La naturaleza nos vuelve a tomar desprevenidos ante la fragilidad humana. La pandemia del coronavirus nos puso en un dilema: por un lado, continuar con las labores cotidianas, sostenerse y avanzar sin pérdidas económicas; o, de la otra parte, detenerse, reparar, recluirse para intentar salvaguardar la integridad. El dilema nos enseña que el desarrollo sustentable no debe juzgarse como un crecimiento económico sostenido a perpetuidad, autorregulado por la pretendida fórmula de una ganancia superior al monto de inversión en dinero, tiempo y esfuerzo. La sustentabilidad, más bien, está en el correcto valor que poseen las cosas para no dejar de ser persona, es decir, para no extinguirse física ni mentalmente.
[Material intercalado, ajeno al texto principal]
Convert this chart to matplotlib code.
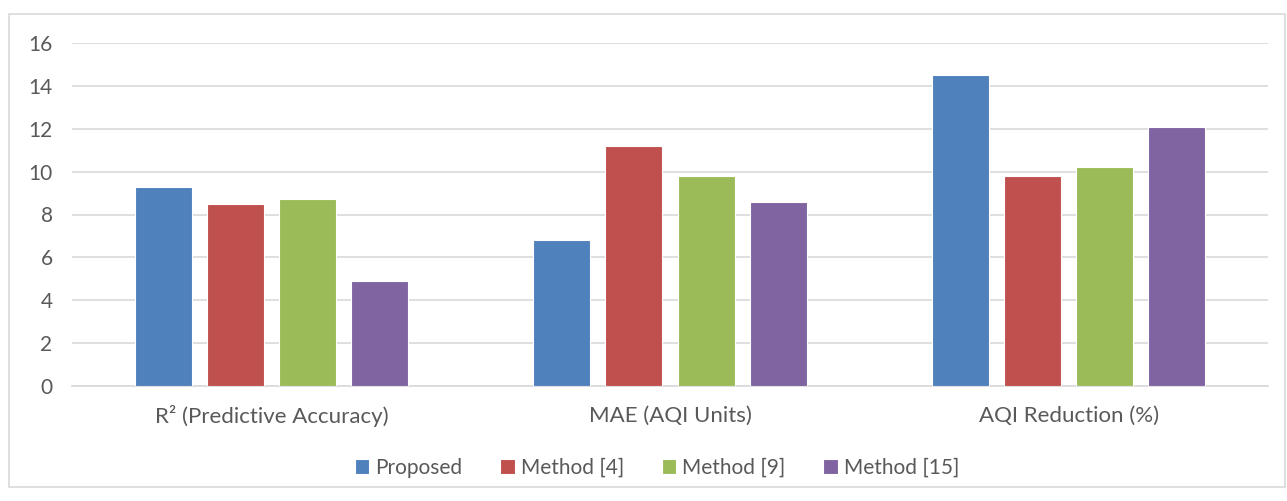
import numpy as np
import matplotlib
matplotlib.use("Agg")
import matplotlib.pyplot as plt
from matplotlib.patches import Rectangle

# data
categories = ["R² (Predictive Accuracy)", "MAE (AQI Units)", "AQI Reduction (%)"]
series = ["Proposed", "Method [4]", "Method [9]", "Method [15]"]
proposed = [9.3, 6.8, 14.5]
method4 = [8.5, 11.2, 9.8]
method9 = [8.7, 9.8, 10.2]
method15 = [4.9, 8.6, 12.1]
yticks = [0, 2, 4, 6, 8, 10, 12, 14, 16]

values = [proposed, method4, method9, method15]
colors = ["#4F81BD", "#C0504D", "#9BBB59", "#8064A2"]

plt.rcParams['font.family'] = ['Lato', 'DejaVu Sans']
txt = "#595959"

fig = plt.figure(figsize=(12.87, 5.01), dpi=100)
fig.patches.append(Rectangle((9 / 1287, 1 - 487 / 501), 1 - 9 / 1287 - 2 / 1287, (487 - 14) / 501,
                             transform=fig.transFigure, fill=False, edgecolor="#D9D9D9", lw=1.2))
ax = fig.add_axes([72 / 1287, 1 - 386 / 501, (1268 - 72) / 1287, (386 - 43) / 501])

x = np.arange(len(categories))
w = 0.143
step = 0.181
for i, (name, vals) in enumerate(zip(series, values)):
    ax.bar(x + (i - 1.5) * step, vals, width=w, color=colors[i], label=name,
           edgecolor="white", linewidth=0.8, zorder=3)

ax.set_xlim(-0.5, len(categories) - 0.5)
ax.set_ylim(0, 16)
ax.set_yticks(yticks)
ax.set_xticks(x)
ax.set_xticklabels(categories)
ax.yaxis.grid(True, color="#D9D9D9", lw=1.2, zorder=0)
for s in ["top", "right", "left"]:
    ax.spines[s].set_visible(False)
ax.spines["bottom"].set_color("#D9D9D9")
ax.spines["bottom"].set_linewidth(1.2)
ax.tick_params(axis="both", length=0, labelsize=15, colors=txt)
ax.tick_params(axis="x", pad=14, labelsize=16)
ax.tick_params(axis="y", pad=14)

leg = fig.legend(loc="center", bbox_to_anchor=(657 / 1287, 1 - 468 / 501), ncol=4, frameon=False,
                 fontsize=15, handlelength=0.7, handleheight=0.7, handletextpad=0.3, columnspacing=1.8)
for t in leg.get_texts():
    t.set_color(txt)

fig.savefig("out.png", dpi=100)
En Occidente, entre los primeros impactos mediáticos del coronavirus, destacó la cancelación de entretenimientos. La suspensión o supresión de eventos generó la impresión de que la vida se perdía irremediablemente, una parte de la mente se extinguía. No podría sentirse de otra manera: la contemporánea civilización está montada sobre una sociedad del espectáculo (como lo advirtió Guy Debord, desde la rebelde década de los años sesenta del siglo pasado). Así fue como el coronavirus se convirtió en sí mismo en un espectáculo (primero supimos de la cumbia del coronavirus y después de sus datos técnicos). La vida, convertida en una representación saturada de espectacularidad, se mordía la propia cola. Por eso los psiquiatras aconsejaron informarse al respecto solo una vez al día y por medio de fuentes oficiales. Resultó necesaria esta reparación porque de tiempo atrás nuestro ser condescendió a convertirse en espectacularidad. Esto lo demuestra la reducción de la identidad personal a la construcción de los perfiles en las redes sociales.
La sujeción del coronavirus a quedarse en casa nos invitó a pasar de expositores-espectadores a re-paradores. Reparadores de una vida que puede detener el desarrollo económico sin atascar el desenvolvimiento personal. De una vida que ostenta menos y se solidariza abandonando los espectros.